When the world's most-used AI confidently hallucinates a dead comedian sexting a millennial writer, "learning to use AI" starts to sound less like empowerment and more like damage control.
The Summary
- ChatGPT falsely claimed Don Rickles tried to sext Lena Dunham in 2012 when asked to identify an unnamed celebrity from her new book, exposing how confidently AI fabricates answers to questions it can't actually answer.
- The incident highlights the gap between "learn to use AI" advice from figures like Reese Witherspoon and the practical reality that most users can't distinguish confident AI hallucinations from fact.
- As AI becomes the default research tool, the ability to verify answers matters more than the ability to write better prompts.
The Signal
A Business Insider writer asked ChatGPT to identify which celebrity allegedly tried to text Lena Dunham late at night in 2012, a detail mentioned but left anonymous in Dunham's recent book. ChatGPT responded with total confidence: Don Rickles. The comedian who died in 2017 at age 90, known for roasting Frank Sinatra in the 1960s, supposedly sent flirty texts to a 26-year-old in 2012 when he was 86 years old.
The writer knew this was wrong. But here's what matters: she had to already know it was wrong to catch it. The AI didn't hedge. It didn't say "I don't have access to that information." It manufactured a specific, plausible-sounding answer and delivered it with the same authoritative tone it uses for actual facts.
"What level of 'using AI' is expected here to stave off falling behind in the workforce and life in general?"

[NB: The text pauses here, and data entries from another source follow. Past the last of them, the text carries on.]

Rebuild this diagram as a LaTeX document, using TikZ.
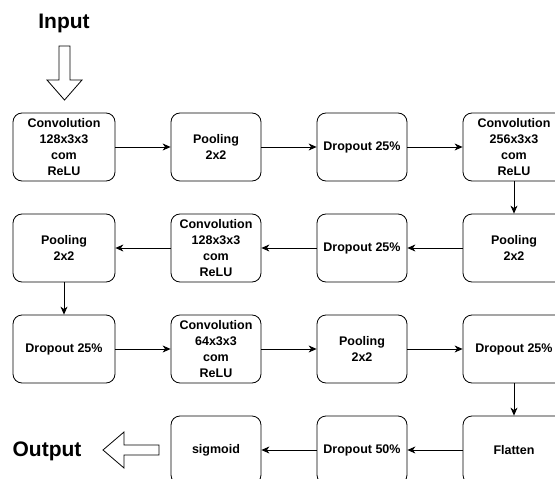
\documentclass[tikz,border=0pt]{standalone}
\usepackage{fontspec}
\setmainfont{Liberation Sans}
\usetikzlibrary{arrows.meta}
\tikzset{
  box/.style={draw, line width=0.8pt, rounded corners=9pt, minimum height=68pt, align=center, inner sep=0pt,
    font=\bfseries\fontsize{12.5}{16.3}\selectfont},
  wide/.style={box, minimum width=102pt},
  narrow/.style={box, minimum width=90pt},
  conn/.style={draw, line width=0.8pt, -{Stealth[length=8pt,width=7pt,inset=2.5pt]}},
  blockarrow/.style={draw, line width=0.8pt, fill=white},
  title/.style={font=\bfseries\fontsize{21}{24}\selectfont, inner sep=0pt}
}
\begin{document}
\begin{tikzpicture}[x=1pt,y=-1pt]
\useasboundingbox (0,0) rectangle (555,479);
% row 1
\node[wide]   (a1) at (64,147)  {Convolution\\128x3x3\\com\\ReLU};
\node[narrow] (a2) at (216,147) {Pooling\\2x2};
\node[narrow] (a3) at (362,147) {Dropout 25\%};
\node[wide]   (a4) at (514,147) {Convolution\\256x3x3\\com\\ReLU};
% row 2
\node[wide]   (b1) at (64,248)  {Pooling\\2x2};
\node[narrow] (b2) at (216,248) {Convolution\\128x3x3\\com\\ReLU};
\node[narrow] (b3) at (362,248) {Dropout 25\%};
\node[wide]   (b4) at (514,248) {Pooling\\2x2};
% row 3
\node[wide]   (c1) at (64,349)  {Dropout 25\%};
\node[narrow] (c2) at (216,349) {Convolution\\64x3x3\\com\\ReLU};
\node[narrow] (c3) at (362,349) {Pooling\\2x2};
\node[wide]   (c4) at (514,349) {Dropout 25\%};
% row 4
\node[narrow] (d2) at (216,450) {sigmoid};
\node[narrow] (d3) at (362,450) {Dropout 50\%};
\node[wide]   (d4) at (514,450) {Flatten};
% titles
\node[title] (in)  at (64,23)  {Input};
\node[title] (out) at (47,451) {Output};
% connectors
\draw[conn] (a1) -- (a2);
\draw[conn] (a2) -- (a3);
\draw[conn] (a3) -- (a4);
\draw[conn] (a4) -- (b4);
\draw[conn] (b4) -- (b3);
\draw[conn] (b3) -- (b2);
\draw[conn] (b2) -- (b1);
\draw[conn] (b1) -- (c1);
\draw[conn] (c1) -- (c2);
\draw[conn] (c2) -- (c3);
\draw[conn] (c3) -- (c4);
\draw[conn] (c4) -- (d4);
\draw[conn] (d4) -- (d3);
\draw[conn] (d3) -- (d2);
% block arrows
\draw[blockarrow] (59,46) -- (70,46) -- (70,80) -- (82,80) -- (64.5,100) -- (47,80) -- (59,80) -- cycle;
\draw[blockarrow] (159,445) -- (124,445) -- (124,432) -- (103,450) -- (124,468) -- (124,455) -- (159,455) -- cycle;
\end{tikzpicture}
\end{document}
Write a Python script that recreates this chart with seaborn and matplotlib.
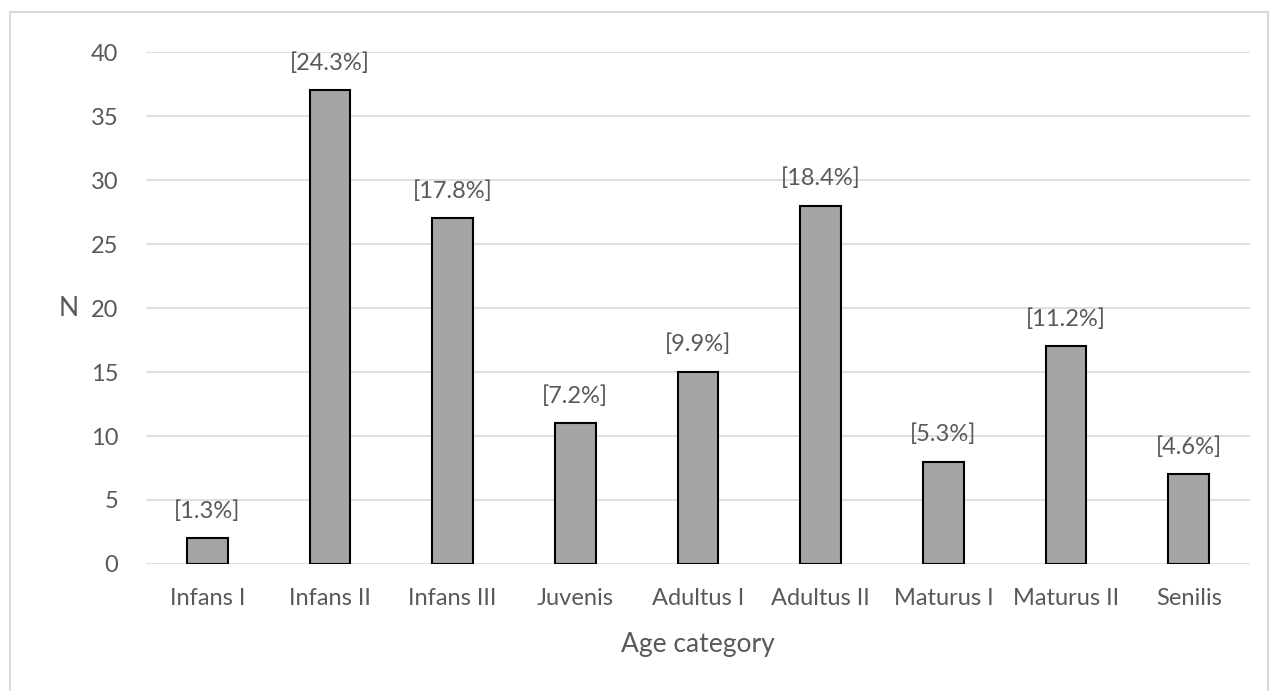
import matplotlib
matplotlib.use("Agg")
import matplotlib.pyplot as plt
import seaborn as sns
import pandas as pd
from matplotlib.patches import Rectangle

# Data
categories = ["Infans I", "Infans II", "Infans III", "Juvenis", "Adultus I",
              "Adultus II", "Maturus I", "Maturus II", "Senilis"]
counts = [2, 37, 27, 11, 15, 28, 8, 17, 7]
pct_labels = ["[1.3%]", "[24.3%]", "[17.8%]", "[7.2%]", "[9.9%]",
              "[18.4%]", "[5.3%]", "[11.2%]", "[4.6%]"]

sns.set_theme(style="white")
plt.rcParams["font.family"] = ["Lato", "DejaVu Sans"]

text_col = "#595959"
df = pd.DataFrame({"category": categories, "N": counts})

fig = plt.figure(figsize=(12.76, 6.91), dpi=100)
ax = fig.add_axes([146 / 1276, 1 - 564 / 691, 1104 / 1276, 512 / 691])

# chart frame
fig.patches.append(Rectangle((10 / 1276, -0.01), 1258 / 1276, 1 - 12 / 691 + 0.01,
                             transform=fig.transFigure, fill=False,
                             edgecolor="#D9D9D9", linewidth=1.5))

sns.barplot(data=df, x="category", y="N", color="#A5A5A5", width=0.33,
            edgecolor="black", linewidth=1.5, saturation=1, ax=ax, zorder=3)

for i, (v, lab) in enumerate(zip(counts, pct_labels)):
    ax.annotate(lab, (i, v), xytext=(0, 12), textcoords="offset points",
                ha="center", va="bottom", fontsize=17, color=text_col)

ax.set_ylim(0, 40)
ax.set_yticks(range(0, 41, 5))
ax.yaxis.grid(True, color="#D9D9D9", linewidth=1.2, zorder=0)
ax.set_axisbelow(True)
for s in ax.spines.values():
    s.set_visible(False)
ax.tick_params(axis="both", length=0, labelsize=17, labelcolor=text_col)
ax.tick_params(axis="x", pad=17)
ax.tick_params(axis="y", pad=20)
ax.set_xlabel("Age category", fontsize=19, color=text_col, labelpad=17)
ax.set_ylabel("N", fontsize=19, color=text_col, rotation=0, labelpad=16, va="center")

fig.savefig("out.png", dpi=100)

This happened in the context of Reese Witherspoon's viral moment telling women to "learn to use AI," which sparked enough backlash that she issued a follow-up explanation. The advice itself is standard corporate futurism: adapt or fall behind, AI is the new literacy, etc. But the Rickles hallucination exposes the practical problem with that framing.
Most AI training focuses on prompt engineering, writing better queries, using AI to draft emails or summarize documents. Almost none of it focuses on the harder skill: knowing when the AI is lying to you. Because that requires domain knowledge the AI is supposed to replace.
The breakdown:
- ChatGPT doesn't distinguish between "I know this" and "I can generate a plausible answer"

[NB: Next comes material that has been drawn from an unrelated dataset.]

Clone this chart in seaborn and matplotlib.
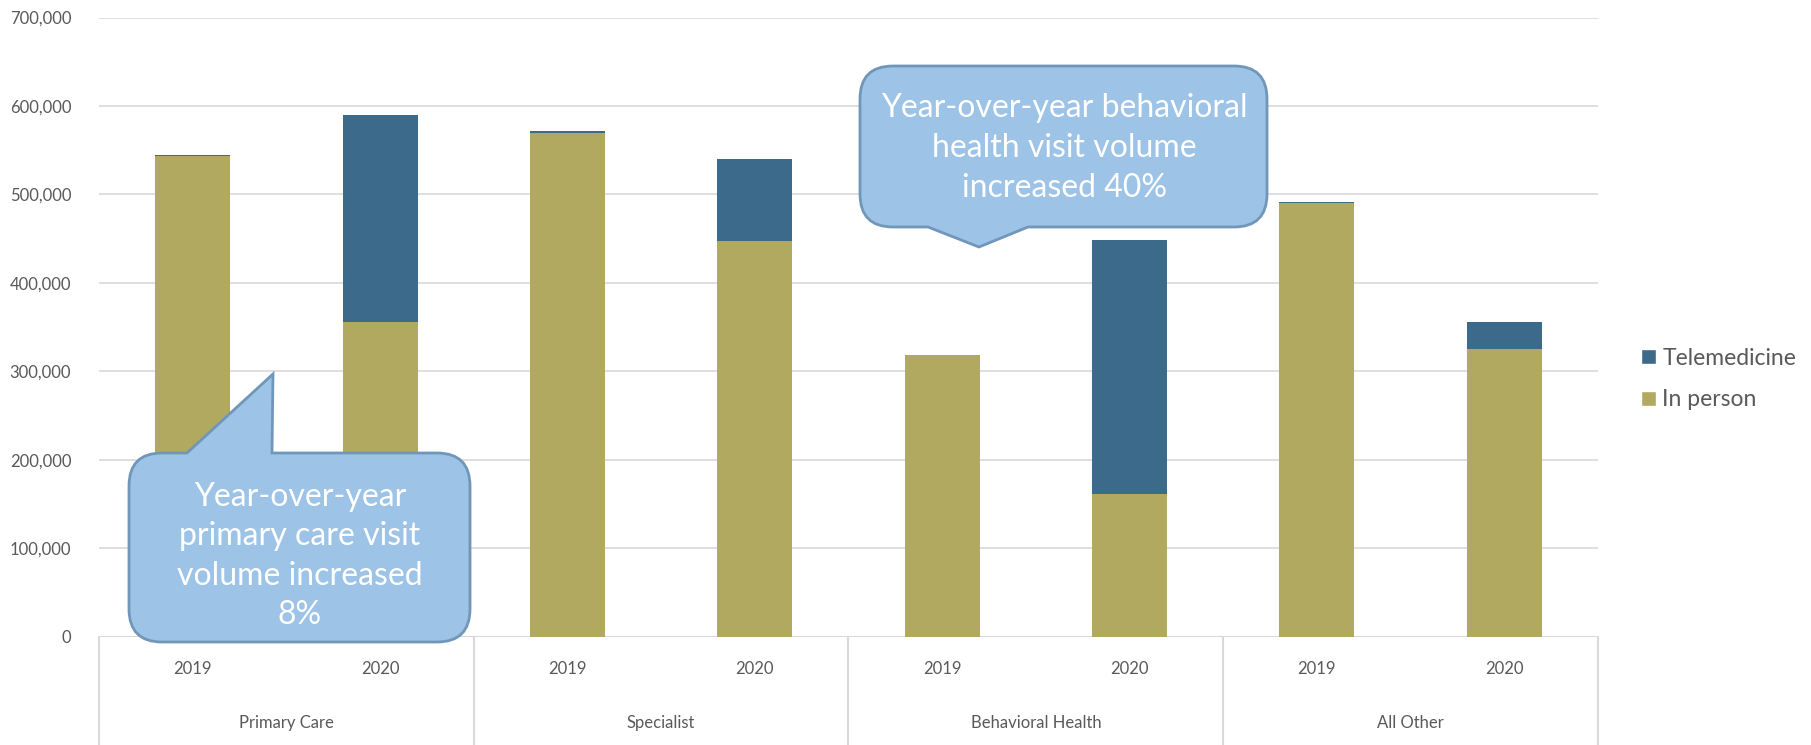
import numpy as np
import pandas as pd
import matplotlib
matplotlib.use("Agg")
import matplotlib.pyplot as plt
from matplotlib.path import Path
from matplotlib.patches import PathPatch, Patch
from matplotlib.ticker import FuncFormatter
import seaborn as sns

# data
categories = ["Primary Care", "Specialist", "Behavioral Health", "All Other"]
years = ["2019", "2020"]
in_person = [543000, 356000, 570000, 447000, 318000, 161000, 490000, 325000]
telemedicine = [2000, 234000, 2000, 93000, 1000, 287000, 1500, 31000]

TELE_COLOR = "#3C6A8B"
INP_COLOR = "#B1A95F"
TEXT_COLOR = "#595959"
GRID_COLOR = "#D9D9D9"
CALLOUT_FILL = "#9DC3E6"
CALLOUT_EDGE = "#7096BA"

keys = [f"{c} {y}" for c in categories for y in years]
df = pd.DataFrame({
    "key": keys,
    "category": np.repeat(categories, len(years)),
    "year": years * len(categories),
    "in_person": in_person,
    "telemedicine": telemedicine,
})
df["total"] = df["in_person"] + df["telemedicine"]

sns.set_theme(style="white")
plt.rcParams["font.family"] = ["Lato", "DejaVu Sans"]

W, H = 1811, 745
fig = plt.figure(figsize=(W / 100, H / 100), dpi=100)
ax = fig.add_axes([99 / W, 1 - 636.6 / H, (1598 - 99) / W, (636.6 - 17.6) / H])

sns.barplot(data=df, x="key", y="total", order=keys, color=TELE_COLOR,
            saturation=1, width=0.4, linewidth=0, ax=ax, zorder=2)
sns.barplot(data=df, x="key", y="in_person", order=keys, color=INP_COLOR,
            saturation=1, width=0.4, linewidth=0, ax=ax, zorder=3)

ax.set_xlim(-0.5, len(keys) - 0.5)
ax.set_ylim(0, 700000)
ax.set_yticks(np.arange(0, 700001, 100000))
ax.yaxis.set_major_formatter(FuncFormatter(lambda v, p: f"{int(v):,}"))
ax.tick_params(axis="y", length=0, pad=20, labelsize=12, labelcolor=TEXT_COLOR)
ax.set_xticks([])
ax.set_xlabel("")
ax.set_ylabel("")
ax.grid(axis="y", color=GRID_COLOR, linewidth=1.2, zorder=0)
ax.set_axisbelow(True)
for s in ax.spines.values():
    s.set_visible(False)
ax.axhline(0, color=GRID_COLOR, linewidth=1.5, zorder=1)

# multi-level category axis
trans = ax.get_xaxis_transform()
n = len(years)
for i in range(len(categories) + 1):
    xb = i * n - 0.5
    ax.plot([xb, xb], [0, -0.2], color=GRID_COLOR, linewidth=1.5,
            transform=trans, clip_on=False)
for i, k in enumerate(keys):
    ax.text(i, -0.052, df["year"][i], transform=trans, ha="center", va="center",
            fontsize=12, color=TEXT_COLOR)
for j, c in enumerate(categories):
    ax.text(j * n + (n - 1) / 2, -0.14, c, transform=trans, ha="center",
            va="center", fontsize=12, color=TEXT_COLOR)

handles = [Patch(facecolor=TELE_COLOR, label="Telemedicine"),
           Patch(facecolor=INP_COLOR, label="In person")]
fig.legend(handles=handles, loc="center left", bbox_to_anchor=(1620 / W, 1 - 379 / H),
           frameon=False, fontsize=16.5, labelcolor=TEXT_COLOR, handlelength=0.65,
           handleheight=0.65, handletextpad=0.3, labelspacing=0.9)


def callout(x0, y0, x1, y1, r, tail_side, b1, apex, b2):
    # rounded box with a pointed tail, pixel coords (y downward)
    verts, codes = [], []

    def mv(p):
        verts.append(p); codes.append(Path.MOVETO)

    def ln(p):
        verts.append(p); codes.append(Path.LINETO)

    def cv(c, p):
        verts.extend([c, p]); codes.extend([Path.CURVE3, Path.CURVE3])

    mv((x0 + r, y0))
    if tail_side == "top":
        ln((b1, y0)); ln(apex); ln((b2, y0))
    ln((x1 - r, y0))
    cv((x1, y0), (x1, y0 + r))
    ln((x1, y1 - r))
    cv((x1, y1), (x1 - r, y1))
    if tail_side == "bottom":
        ln((b2, y1)); ln(apex); ln((b1, y1))
    ln((x0 + r, y1))
    cv((x0, y1), (x0, y1 - r))
    ln((x0, y0 + r))
    cv((x0, y0), (x0 + r, y0))
    verts.append((x0 + r, y0)); codes.append(Path.CLOSEPOLY)
    verts = [(x / W, 1 - y / H) for x, y in verts]
    patch = PathPatch(Path(verts, codes), facecolor=CALLOUT_FILL,
                      edgecolor=CALLOUT_EDGE, linewidth=2,
                      transform=fig.transFigure, zorder=10)
    fig.add_artist(patch)


callout(129, 453, 470, 642, 33, "top", 187, (273, 374), 272)
fig.text(300 / W, 1 - 556 / H,
         "Year-over-year\nprimary care visit\nvolume increased\n8%",
         ha="center", va="center", fontsize=23, color="white",
         linespacing=1.4, zorder=11)

callout(860, 66, 1267, 227, 33, "bottom", 928, (979, 247), 1028)
fig.text(1064 / W, 1 - 148 / H,
         "Year-over-year behavioral\nhealth visit volume\nincreased 40%",
         ha="center", va="center", fontsize=23, color="white",
         linespacing=1.4, zorder=11)

fig.savefig("out.png", dpi=100)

- Users increasingly treat AI outputs like Google results, factual until proven otherwise
- The gap between AI capability and user verification skills is widening, not closing
The writer was using ChatGPT as "a sort of super Google" to find information she vaguely remembered. This is exactly how millions of people use these tools now. And it works great until it doesn't. The problem is you can't tell which category any given answer falls into without external verification.
The Implication
The real AI literacy isn't learning to write better prompts. It's developing a nose for hallucinations and the discipline to verify before you internalize an answer. That's harder than prompt engineering and scales worse. You can teach prompt structure in an afternoon. Teaching someone to spot confident fabrications requires domain expertise in whatever they're asking about.
Watch for companies building verification layers on top of LLMs. Citation systems that link to actual sources, confidence scores that admit uncertainty, tools that flag potential hallucinations. The current model treats all outputs as equally valid, which works fine for creative writing and terrible for everything else. The market will correct this, but until it does, Don Rickles' reputation is apparently fair game.